PROBLEM DETAILS:
Set down all of the data that follows word for word, without the images.

PROVIDED MATERIAL:
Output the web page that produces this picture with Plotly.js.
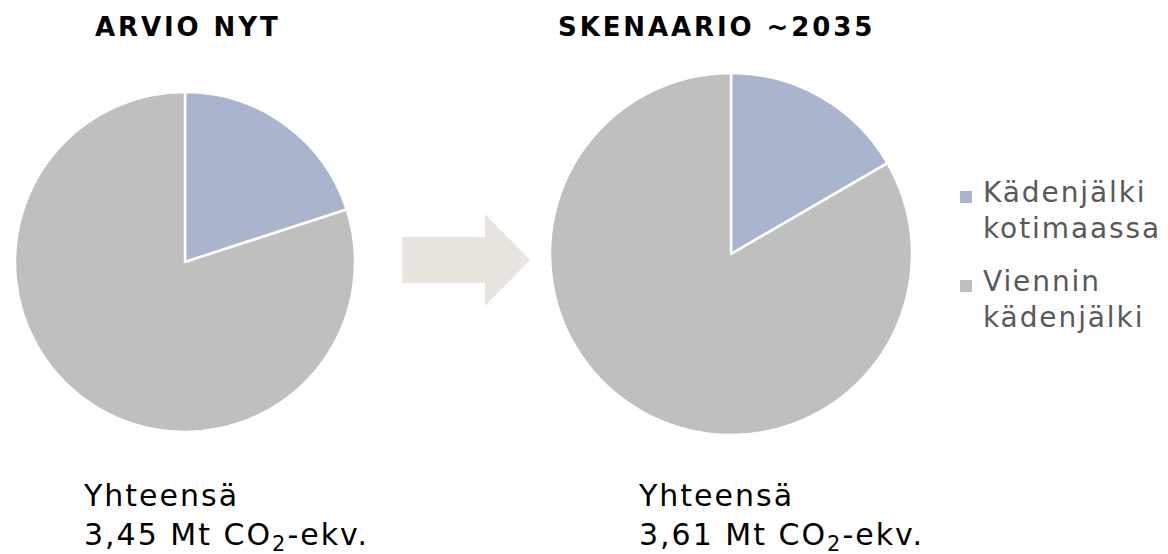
<!DOCTYPE html>
<html>
<head>
<meta charset="utf-8">
<script src="https://cdn.plot.ly/plotly-3.0.1.min.js"></script>
<style>
  html, body { margin: 0; padding: 0; background: #fff; }
  #chart { width: 1168px; height: 554px; }
</style>
</head>
<body>
<div id="chart"></div>
<script>
    // Kädenjälki, Mt CO2-ekv.
    const categories = ["Kädenjälki<br>kotimaassa", "Viennin<br>kädenjälki"];
    const nowValues = [0.69, 2.76];
    const scenarioValues = [0.60, 3.01];
    const titles = ["ARVIO NYT", "SKENAARIO ~2035"];
    const totals = ["3,45", "3,61"];

    const colors = ["#A9B5CE", "#BFBFBF"];
    const font = "Verdana, 'DejaVu Sans', sans-serif";
    const W = 1168, H = 554;

    // harvennettu teksti, referenssin fontti on leveämpi
    const spaced = (txt, px) => `<span style="letter-spacing:${px}px">${txt}</span>`;

    const makePie = (values, domain) => ({
      type: "pie",
      labels: categories,
      values: values,
      sort: false,
      direction: "clockwise",
      rotation: 0,
      textinfo: "none",
      hoverinfo: "label+value",
      marker: { colors: colors, line: { color: "#ffffff", width: 2.5 } },
      domain: domain,
      showlegend: false
    });

    const data = [
      makePie(nowValues, { x: [15 / W, 355 / W], y: [122 / H, 462 / H] }),
      makePie(scenarioValues, { x: [550 / W, 912 / W], y: [119 / H, 481 / H] })
    ];

    const titleAnn = (text, x) => ({
      text: "<b>" + spaced(text, 2.9) + "</b>",
      x: x / W, y: 1 - 10 / H, xref: "paper", yref: "paper",
      showarrow: false, xanchor: "center", yanchor: "top",
      font: { family: font, size: 26, color: "#000" }
    });

    const totalAnn = (total, x) => ({
      text: spaced("Yhteensä", 2.0) + "<br>" + spaced(total + " Mt CO<sub>2</sub>-ekv.", 2.0),
      x: x / W, y: 1 - 476 / H, xref: "paper", yref: "paper",
      showarrow: false, xanchor: "left", yanchor: "top", align: "left",
      font: { family: font, size: 30, color: "#000" }
    });

    // selite käsin, jotta rivivälit vastaavat alkuperäistä
    const legendTops = [174, 263];
    const legendAnns = categories.map((c, i) => ({
      text: c.split("<br>").map(s => spaced(s, 1.9)).join("<br>"),
      x: 981 / W, y: 1 - legendTops[i] / H, xref: "paper", yref: "paper",
      showarrow: false, xanchor: "left", yanchor: "top", align: "left",
      font: { family: font, size: 28, color: "#595959" }
    }));
    const legendBoxes = categories.map((c, i) => ({
      type: "rect", xref: "paper", yref: "paper",
      x0: 960 / W, x1: 972 / W,
      y0: 1 - (legendTops[i] + 17) / H, y1: 1 - (legendTops[i] + 29) / H,
      fillcolor: colors[i], line: { width: 0 }
    }));

    const layout = {
      width: W,
      height: H,
      margin: { l: 0, r: 0, t: 0, b: 0 },
      paper_bgcolor: "#fff",
      font: { family: font },
      showlegend: false,
      annotations: [
        titleAnn(titles[0], 188),
        titleAnn(titles[1], 716),
        totalAnn(totals[0], 81),
        totalAnn(totals[1], 636)
      ].concat(legendAnns),
      shapes: [
        {
          // nuoli
          type: "path", xref: "paper", yref: "paper",
          path: "M 0.3442 0.5722 L 0.4152 0.5722 L 0.4152 0.6137 L 0.4538 0.5307 L 0.4152 0.4477 L 0.4152 0.4892 L 0.3442 0.4892 Z",
          fillcolor: "#E8E5DF", line: { width: 0 }
        }
      ].concat(legendBoxes)
    };

    Plotly.newPlot("chart", data, layout, { displayModeBar: false, staticPlot: true });
</script>
</body>
</html>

TASK RESPONSE:
Output the web page that produces this picture with Plotly.js.
<!DOCTYPE html>
<html>
<head>
<meta charset="utf-8">
<script src="https://cdn.plot.ly/plotly-3.0.1.min.js"></script>
<style>
  html, body { margin: 0; padding: 0; background: #fff; }
  #chart { width: 1168px; height: 554px; }
</style>
</head>
<body>
<div id="chart"></div>
<script>
    // Kädenjälki, Mt CO2-ekv.
    const categories = ["Kädenjälki<br>kotimaassa", "Viennin<br>kädenjälki"];
    const nowValues = [0.69, 2.76];
    const scenarioValues = [0.60, 3.01];
    const titles = ["ARVIO NYT", "SKENAARIO ~2035"];
    const totals = ["3,45", "3,61"];

    const colors = ["#A9B5CE", "#BFBFBF"];
    const font = "Verdana, 'DejaVu Sans', sans-serif";
    const W = 1168, H = 554;

    // harvennettu teksti, referenssin fontti on leveämpi
    const spaced = (txt, px) => `<span style="letter-spacing:${px}px">${txt}</span>`;

    const makePie = (values, domain) => ({
      type: "pie",
      labels: categories,
      values: values,
      sort: false,
      direction: "clockwise",
      rotation: 0,
      textinfo: "none",
      hoverinfo: "label+value",
      marker: { colors: colors, line: { color: "#ffffff", width: 2.5 } },
      domain: domain,
      showlegend: false
    });

    const data = [
      makePie(nowValues, { x: [15 / W, 355 / W], y: [122 / H, 462 / H] }),
      makePie(scenarioValues, { x: [550 / W, 912 / W], y: [119 / H, 481 / H] })
    ];

    const titleAnn = (text, x) => ({
      text: "<b>" + spaced(text, 2.9) + "</b>",
      x: x / W, y: 1 - 10 / H, xref: "paper", yref: "paper",
      showarrow: false, xanchor: "center", yanchor: "top",
      font: { family: font, size: 26, color: "#000" }
    });

    const totalAnn = (total, x) => ({
      text: spaced("Yhteensä", 2.0) + "<br>" + spaced(total + " Mt CO<sub>2</sub>-ekv.", 2.0),
      x: x / W, y: 1 - 476 / H, xref: "paper", yref: "paper",
      showarrow: false, xanchor: "left", yanchor: "top", align: "left",
      font: { family: font, size: 30, color: "#000" }
    });

    // selite käsin, jotta rivivälit vastaavat alkuperäistä
    const legendTops = [174, 263];
    const legendAnns = categories.map((c, i) => ({
      text: c.split("<br>").map(s => spaced(s, 1.9)).join("<br>"),
      x: 981 / W, y: 1 - legendTops[i] / H, xref: "paper", yref: "paper",
      showarrow: false, xanchor: "left", yanchor: "top", align: "left",
      font: { family: font, size: 28, color: "#595959" }
    }));
    const legendBoxes = categories.map((c, i) => ({
      type: "rect", xref: "paper", yref: "paper",
      x0: 960 / W, x1: 972 / W,
      y0: 1 - (legendTops[i] + 17) / H, y1: 1 - (legendTops[i] + 29) / H,
      fillcolor: colors[i], line: { width: 0 }
    }));

    const layout = {
      width: W,
      height: H,
      margin: { l: 0, r: 0, t: 0, b: 0 },
      paper_bgcolor: "#fff",
      font: { family: font },
      showlegend: false,
      annotations: [
        titleAnn(titles[0], 188),
        titleAnn(titles[1], 716),
        totalAnn(totals[0], 81),
        totalAnn(totals[1], 636)
      ].concat(legendAnns),
      shapes: [
        {
          // nuoli
          type: "path", xref: "paper", yref: "paper",
          path: "M 0.3442 0.5722 L 0.4152 0.5722 L 0.4152 0.6137 L 0.4538 0.5307 L 0.4152 0.4477 L 0.4152 0.4892 L 0.3442 0.4892 Z",
          fillcolor: "#E8E5DF", line: { width: 0 }
        }
      ].concat(legendBoxes)
    };

    Plotly.newPlot("chart", data, layout, { displayModeBar: false, staticPlot: true });
</script>
</body>
</html>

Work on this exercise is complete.